Hooray for being back to my semi-regular schedule! This past week has let me sleep in entirely too much (something I don’t think I’ve ever worried about saying), and by the time I woke up at the crack of noon, I just didn’t have the will to fend off my precious boy and get down to business. Part of that, I think, is that because I knew I wouldn’t be able to start any job while I had to spend the whole week with my son (and the fact that he was too sick for us to really go out anywhere), something in my brain decided that the week was already shot, so why bother? The best I managed to accomplish was hastily thrown on pajama pants and the same T-shirt I’d been wearing the day before. It has been said that one should dress for the job he wants, not the one he has, but I wasn’t dressing for either. I know that my life’s ambition is to live out an existence free from the tyranny of pants, but there are children living in the apartment with me, and as the year is steadily spinning by, I am reminded of a quote most frequently attributed to Mark Twain in regard to the area in which I live, “The coldest winter I ever spent was a summer in San Francisco.” This quote may have been debunked, but the sentiment holds true nonetheless.

Last week I read a wonderful article by Kate Bracy about the necessity of actually dressing like you want to get anything but lounging done throughout the day. I’d never really thought about it before, but it has hung around enough in my mind that I was inspired to put on my pants and sit down at my laptop to write this. Since coming back to California, I have been taking my son to school almost every day, and that involves dressing in such a manner as to avoid the judgment of others, calls to the authorities, and frostbitten portions of my anatomy. By the time I got back home, I would usually be caffeinated enough to pound out my thoughts in an occasionally humorous format, and toy with the notion of trying to get a nap in before I had to go back to the school to pick the Minkey up. This past week, with nothing urgent to occur before three o’clock in the afternoon, all sense of urgency was gone, and with it, decorum and my annoyingly consistent work ethic. I fell into the trap that I frequently complain to my wife about: no one was taking this writing thing seriously, and this time, I couldn’t even claim the moral high ground.

To be fair, last night I was battered by a brutal case of insomnia, and only managed to steal about seven and a half winks (based on a standard conversion rate of forty winks to a full night’s sleep, or five winks an hour) before I snapped wide awake again with heartburn and leg pain. I’ve tried reading (the problem with that is that I actually like to read, and will casually neglect sleep just to finish the next chapter (or ten, if I’m rereading Jim Butcher), listening to music (and say, this album that I haven’t listened to in ages is really good!), listening to audiobooks (since no one here will read me a bedtime story), and finally succumbing to the demon of conflagratory addictions, with a cigarette or three. Amazingly, nothing has done the trick, and it’s my sincere hope that I can keep it together until my wife gets back this afternoon. I know that she’ll be tired, but there were plenty of times when I had to jump into Dad Mode after a long day at work (with a 3 hour commute) because she was exhausted on her day off. But honestly, it’s not really the same thing, as my wife takes care of so many things with just a quiet determination, never seeking out the praise which she so richly deserves, whereas I am fairly pleased with myself if I manage to get out of bed.

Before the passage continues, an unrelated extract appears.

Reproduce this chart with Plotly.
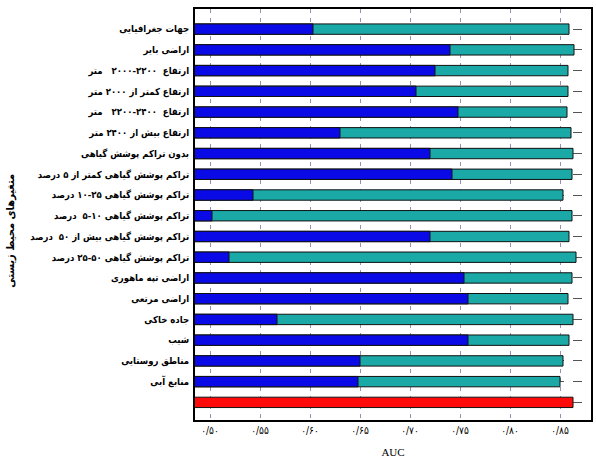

The main difference between us on housework, however, is in the nature of how we react to the multiplication of filth due mostly to those also living with us. The apartment could be cleaned from top to bottom, floors swept and mopped, dishes done and put away, garbage and recycling dumped outside into their proper bins, and within a couple of hours, the whole place looks trashed again, with our kitchen sink overflowing with more dishes than it seems reasonable for so few people to have used, and the floors appear worse than before they were cleaned, as the spots of white linoleum stand out in greater contrast to the spilled drinks and tracked in fruit snacks. I am the sort of person who will do the cleaning, and wash the dishes… within reason. If the sink is empty when I go to bed, and I wake up to find a pot, two pans, five plates, a small (complete) set of flatware, and six cups in there in the morning, my first reaction is that the people who made such a production the evening before (cooking a meal for only themselves), are capable of taking care of their mess. I enter the living room in the morning to find barely touched cups of juice on the table, and an array of plates with half-eaten food, offered up like some sort of invocation to the Gods of the Cucarachas.

And so I believe that the only way to teach our adult children that they need to take care of this themselves is to refuse to do anything until either of them lifts a finger. I am a guy, and Chaos is my element of choice. I could wait out just about anybody while the world around me fell to pieces. I’m sure I could outlast the grownup kids. But this will never happen, because my wife doesn’t have the will to let everything go all to hell. “Think of the children,” she’ll plead to me in Spanish, referring to our son and grandson. And she’s right, of course, but I still think we’re doing our daughter and her boyfriend a disservice by bailing them out of the sty which they’ve created, instead of allowing them to develop that instinct for preservation for themselves. That being said, I know myself, and I must be careful not to throw too many stones. I don’t know. I think the reason I’d like to win the lottery (more than fancy houses and never having to work again) is to be able to ensure that my wife will never again be forced to worry about the cleanliness of where she’s living.

Somehow I got from the necessity of pants to singing the praises of my wife. I’m not surprised, for there are many praises I have yet to sing, but I do find it fascinating just how much better of a person my wife is in comparison with me. Hers is the irresistible force, mine, the immovable object. O.C.D. versus Apathy. All bets are off on this one.